### [EXERCISE DETAILS]
Leave out the pictures and reproduce all of the data exactly.

### [RECORDED INFORMATION]
......
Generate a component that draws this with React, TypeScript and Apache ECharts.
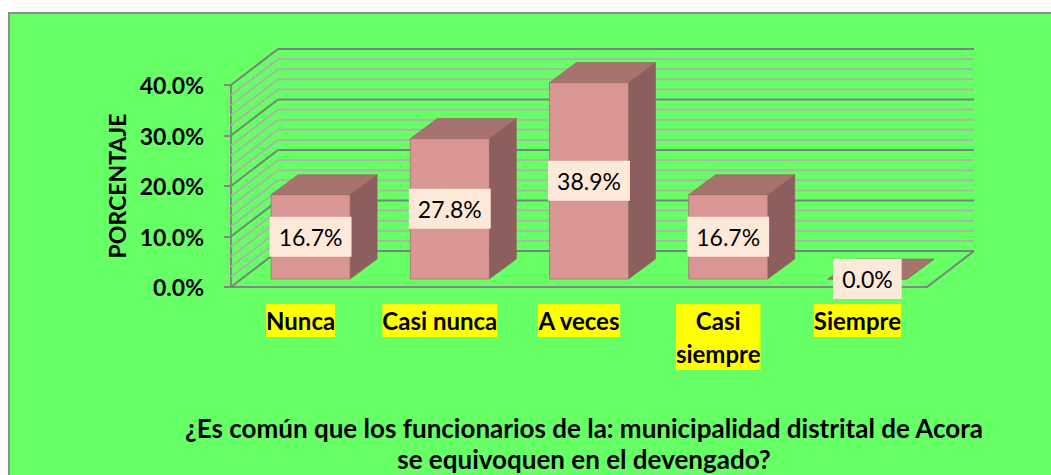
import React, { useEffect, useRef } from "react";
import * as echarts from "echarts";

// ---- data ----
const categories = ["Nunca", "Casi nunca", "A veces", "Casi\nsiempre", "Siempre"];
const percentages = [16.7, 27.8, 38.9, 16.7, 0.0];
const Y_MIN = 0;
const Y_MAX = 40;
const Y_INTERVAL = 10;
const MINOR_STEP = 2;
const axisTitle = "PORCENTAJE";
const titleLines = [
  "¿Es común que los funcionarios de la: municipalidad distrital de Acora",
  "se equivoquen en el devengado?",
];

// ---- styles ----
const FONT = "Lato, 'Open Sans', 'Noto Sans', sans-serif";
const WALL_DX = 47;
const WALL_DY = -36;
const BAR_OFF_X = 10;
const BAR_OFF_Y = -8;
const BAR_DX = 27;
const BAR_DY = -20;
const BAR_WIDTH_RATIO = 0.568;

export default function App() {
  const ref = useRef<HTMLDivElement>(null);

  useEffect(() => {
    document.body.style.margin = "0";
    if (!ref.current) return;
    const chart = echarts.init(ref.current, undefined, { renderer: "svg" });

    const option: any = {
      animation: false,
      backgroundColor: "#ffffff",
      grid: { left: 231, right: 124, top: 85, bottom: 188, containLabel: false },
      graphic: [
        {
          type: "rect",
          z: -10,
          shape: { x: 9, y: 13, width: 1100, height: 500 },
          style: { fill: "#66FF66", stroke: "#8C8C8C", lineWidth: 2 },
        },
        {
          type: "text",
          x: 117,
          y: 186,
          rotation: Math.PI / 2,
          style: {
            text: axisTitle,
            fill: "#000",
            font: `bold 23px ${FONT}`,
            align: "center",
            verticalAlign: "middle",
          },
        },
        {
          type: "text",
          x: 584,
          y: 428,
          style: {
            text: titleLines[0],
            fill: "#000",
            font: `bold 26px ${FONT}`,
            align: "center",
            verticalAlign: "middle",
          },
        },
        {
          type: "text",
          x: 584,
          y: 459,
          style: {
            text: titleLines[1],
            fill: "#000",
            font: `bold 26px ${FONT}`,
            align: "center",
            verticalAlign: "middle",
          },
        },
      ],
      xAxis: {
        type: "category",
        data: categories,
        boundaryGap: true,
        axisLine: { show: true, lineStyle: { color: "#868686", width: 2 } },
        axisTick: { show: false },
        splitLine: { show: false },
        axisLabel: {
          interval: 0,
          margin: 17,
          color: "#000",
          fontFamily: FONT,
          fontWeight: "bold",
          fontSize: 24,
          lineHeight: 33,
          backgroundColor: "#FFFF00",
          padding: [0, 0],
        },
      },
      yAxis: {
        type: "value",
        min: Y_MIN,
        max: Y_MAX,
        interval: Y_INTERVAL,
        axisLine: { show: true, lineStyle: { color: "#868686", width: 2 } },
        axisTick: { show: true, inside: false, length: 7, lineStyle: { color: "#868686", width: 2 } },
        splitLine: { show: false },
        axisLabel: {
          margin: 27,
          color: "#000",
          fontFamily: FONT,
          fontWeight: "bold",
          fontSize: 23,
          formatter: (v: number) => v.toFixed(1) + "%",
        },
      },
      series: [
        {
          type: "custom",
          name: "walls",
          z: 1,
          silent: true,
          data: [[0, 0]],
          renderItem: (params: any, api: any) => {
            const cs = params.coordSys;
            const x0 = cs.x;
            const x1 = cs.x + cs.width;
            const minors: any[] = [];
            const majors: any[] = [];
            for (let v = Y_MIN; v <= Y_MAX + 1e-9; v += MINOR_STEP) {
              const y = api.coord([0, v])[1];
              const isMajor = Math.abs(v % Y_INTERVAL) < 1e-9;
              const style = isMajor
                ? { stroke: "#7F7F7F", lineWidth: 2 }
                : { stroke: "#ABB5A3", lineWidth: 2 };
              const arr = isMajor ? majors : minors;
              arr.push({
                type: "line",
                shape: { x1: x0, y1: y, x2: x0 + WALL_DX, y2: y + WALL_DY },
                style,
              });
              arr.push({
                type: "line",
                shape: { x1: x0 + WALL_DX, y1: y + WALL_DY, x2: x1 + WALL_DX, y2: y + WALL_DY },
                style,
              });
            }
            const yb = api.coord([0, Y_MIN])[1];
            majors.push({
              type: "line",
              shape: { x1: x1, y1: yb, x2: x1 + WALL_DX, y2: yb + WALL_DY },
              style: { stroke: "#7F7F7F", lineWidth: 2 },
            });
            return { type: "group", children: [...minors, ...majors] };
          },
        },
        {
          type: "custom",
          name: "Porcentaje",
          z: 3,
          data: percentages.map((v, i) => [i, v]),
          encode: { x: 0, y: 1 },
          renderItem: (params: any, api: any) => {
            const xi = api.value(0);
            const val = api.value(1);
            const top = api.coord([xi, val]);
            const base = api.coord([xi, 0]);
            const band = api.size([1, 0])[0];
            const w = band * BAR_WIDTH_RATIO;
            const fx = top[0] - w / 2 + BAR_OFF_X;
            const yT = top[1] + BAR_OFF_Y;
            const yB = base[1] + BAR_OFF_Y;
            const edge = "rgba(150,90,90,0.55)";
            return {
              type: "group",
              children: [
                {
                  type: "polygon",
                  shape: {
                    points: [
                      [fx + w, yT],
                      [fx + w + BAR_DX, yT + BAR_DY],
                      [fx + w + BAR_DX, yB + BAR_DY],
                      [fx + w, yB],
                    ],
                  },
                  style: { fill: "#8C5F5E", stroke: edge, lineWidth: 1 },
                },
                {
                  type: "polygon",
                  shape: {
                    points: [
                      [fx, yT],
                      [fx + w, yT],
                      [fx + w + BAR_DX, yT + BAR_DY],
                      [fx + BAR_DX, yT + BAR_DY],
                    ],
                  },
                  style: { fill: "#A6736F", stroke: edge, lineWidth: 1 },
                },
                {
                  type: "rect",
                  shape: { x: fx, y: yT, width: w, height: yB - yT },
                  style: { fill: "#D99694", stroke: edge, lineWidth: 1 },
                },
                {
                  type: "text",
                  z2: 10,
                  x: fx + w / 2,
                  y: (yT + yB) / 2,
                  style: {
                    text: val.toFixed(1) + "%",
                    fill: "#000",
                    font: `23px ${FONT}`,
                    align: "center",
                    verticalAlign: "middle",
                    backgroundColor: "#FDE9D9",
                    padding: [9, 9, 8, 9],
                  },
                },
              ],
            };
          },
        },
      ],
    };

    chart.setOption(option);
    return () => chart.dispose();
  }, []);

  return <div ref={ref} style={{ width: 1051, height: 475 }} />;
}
......
### [EXERCISE ANSWER]
Generate a component that draws this with React, TypeScript and Apache ECharts.
import React, { useEffect, useRef } from "react";
import * as echarts from "echarts";

// ---- data ----
const categories = ["Nunca", "Casi nunca", "A veces", "Casi\nsiempre", "Siempre"];
const percentages = [16.7, 27.8, 38.9, 16.7, 0.0];
const Y_MIN = 0;
const Y_MAX = 40;
const Y_INTERVAL = 10;
const MINOR_STEP = 2;
const axisTitle = "PORCENTAJE";
const titleLines = [
  "¿Es común que los funcionarios de la: municipalidad distrital de Acora",
  "se equivoquen en el devengado?",
];

// ---- styles ----
const FONT = "Lato, 'Open Sans', 'Noto Sans', sans-serif";
const WALL_DX = 47;
const WALL_DY = -36;
const BAR_OFF_X = 10;
const BAR_OFF_Y = -8;
const BAR_DX = 27;
const BAR_DY = -20;
const BAR_WIDTH_RATIO = 0.568;

export default function App() {
  const ref = useRef<HTMLDivElement>(null);

  useEffect(() => {
    document.body.style.margin = "0";
    if (!ref.current) return;
    const chart = echarts.init(ref.current, undefined, { renderer: "svg" });

    const option: any = {
      animation: false,
      backgroundColor: "#ffffff",
      grid: { left: 231, right: 124, top: 85, bottom: 188, containLabel: false },
      graphic: [
        {
          type: "rect",
          z: -10,
          shape: { x: 9, y: 13, width: 1100, height: 500 },
          style: { fill: "#66FF66", stroke: "#8C8C8C", lineWidth: 2 },
        },
        {
          type: "text",
          x: 117,
          y: 186,
          rotation: Math.PI / 2,
          style: {
            text: axisTitle,
            fill: "#000",
            font: `bold 23px ${FONT}`,
            align: "center",
            verticalAlign: "middle",
          },
        },
        {
          type: "text",
          x: 584,
          y: 428,
          style: {
            text: titleLines[0],
            fill: "#000",
            font: `bold 26px ${FONT}`,
            align: "center",
            verticalAlign: "middle",
          },
        },
        {
          type: "text",
          x: 584,
          y: 459,
          style: {
            text: titleLines[1],
            fill: "#000",
            font: `bold 26px ${FONT}`,
            align: "center",
            verticalAlign: "middle",
          },
        },
      ],
      xAxis: {
        type: "category",
        data: categories,
        boundaryGap: true,
        axisLine: { show: true, lineStyle: { color: "#868686", width: 2 } },
        axisTick: { show: false },
        splitLine: { show: false },
        axisLabel: {
          interval: 0,
          margin: 17,
          color: "#000",
          fontFamily: FONT,
          fontWeight: "bold",
          fontSize: 24,
          lineHeight: 33,
          backgroundColor: "#FFFF00",
          padding: [0, 0],
        },
      },
      yAxis: {
        type: "value",
        min: Y_MIN,
        max: Y_MAX,
        interval: Y_INTERVAL,
        axisLine: { show: true, lineStyle: { color: "#868686", width: 2 } },
        axisTick: { show: true, inside: false, length: 7, lineStyle: { color: "#868686", width: 2 } },
        splitLine: { show: false },
        axisLabel: {
          margin: 27,
          color: "#000",
          fontFamily: FONT,
          fontWeight: "bold",
          fontSize: 23,
          formatter: (v: number) => v.toFixed(1) + "%",
        },
      },
      series: [
        {
          type: "custom",
          name: "walls",
          z: 1,
          silent: true,
          data: [[0, 0]],
          renderItem: (params: any, api: any) => {
            const cs = params.coordSys;
            const x0 = cs.x;
            const x1 = cs.x + cs.width;
            const minors: any[] = [];
            const majors: any[] = [];
            for (let v = Y_MIN; v <= Y_MAX + 1e-9; v += MINOR_STEP) {
              const y = api.coord([0, v])[1];
              const isMajor = Math.abs(v % Y_INTERVAL) < 1e-9;
              const style = isMajor
                ? { stroke: "#7F7F7F", lineWidth: 2 }
                : { stroke: "#ABB5A3", lineWidth: 2 };
              const arr = isMajor ? majors : minors;
              arr.push({
                type: "line",
                shape: { x1: x0, y1: y, x2: x0 + WALL_DX, y2: y + WALL_DY },
                style,
              });
              arr.push({
                type: "line",
                shape: { x1: x0 + WALL_DX, y1: y + WALL_DY, x2: x1 + WALL_DX, y2: y + WALL_DY },
                style,
              });
            }
            const yb = api.coord([0, Y_MIN])[1];
            majors.push({
              type: "line",
              shape: { x1: x1, y1: yb, x2: x1 + WALL_DX, y2: yb + WALL_DY },
              style: { stroke: "#7F7F7F", lineWidth: 2 },
            });
            return { type: "group", children: [...minors, ...majors] };
          },
        },
        {
          type: "custom",
          name: "Porcentaje",
          z: 3,
          data: percentages.map((v, i) => [i, v]),
          encode: { x: 0, y: 1 },
          renderItem: (params: any, api: any) => {
            const xi = api.value(0);
            const val = api.value(1);
            const top = api.coord([xi, val]);
            const base = api.coord([xi, 0]);
            const band = api.size([1, 0])[0];
            const w = band * BAR_WIDTH_RATIO;
            const fx = top[0] - w / 2 + BAR_OFF_X;
            const yT = top[1] + BAR_OFF_Y;
            const yB = base[1] + BAR_OFF_Y;
            const edge = "rgba(150,90,90,0.55)";
            return {
              type: "group",
              children: [
                {
                  type: "polygon",
                  shape: {
                    points: [
                      [fx + w, yT],
                      [fx + w + BAR_DX, yT + BAR_DY],
                      [fx + w + BAR_DX, yB + BAR_DY],
                      [fx + w, yB],
                    ],
                  },
                  style: { fill: "#8C5F5E", stroke: edge, lineWidth: 1 },
                },
                {
                  type: "polygon",
                  shape: {
                    points: [
                      [fx, yT],
                      [fx + w, yT],
                      [fx + w + BAR_DX, yT + BAR_DY],
                      [fx + BAR_DX, yT + BAR_DY],
                    ],
                  },
                  style: { fill: "#A6736F", stroke: edge, lineWidth: 1 },
                },
                {
                  type: "rect",
                  shape: { x: fx, y: yT, width: w, height: yB - yT },
                  style: { fill: "#D99694", stroke: edge, lineWidth: 1 },
                },
                {
                  type: "text",
                  z2: 10,
                  x: fx + w / 2,
                  y: (yT + yB) / 2,
                  style: {
                    text: val.toFixed(1) + "%",
                    fill: "#000",
                    font: `23px ${FONT}`,
                    align: "center",
                    verticalAlign: "middle",
                    backgroundColor: "#FDE9D9",
                    padding: [9, 9, 8, 9],
                  },
                },
              ],
            };
          },
        },
      ],
    };

    chart.setOption(option);
    return () => chart.dispose();
  }, []);

  return <div ref={ref} style={{ width: 1051, height: 475 }} />;
}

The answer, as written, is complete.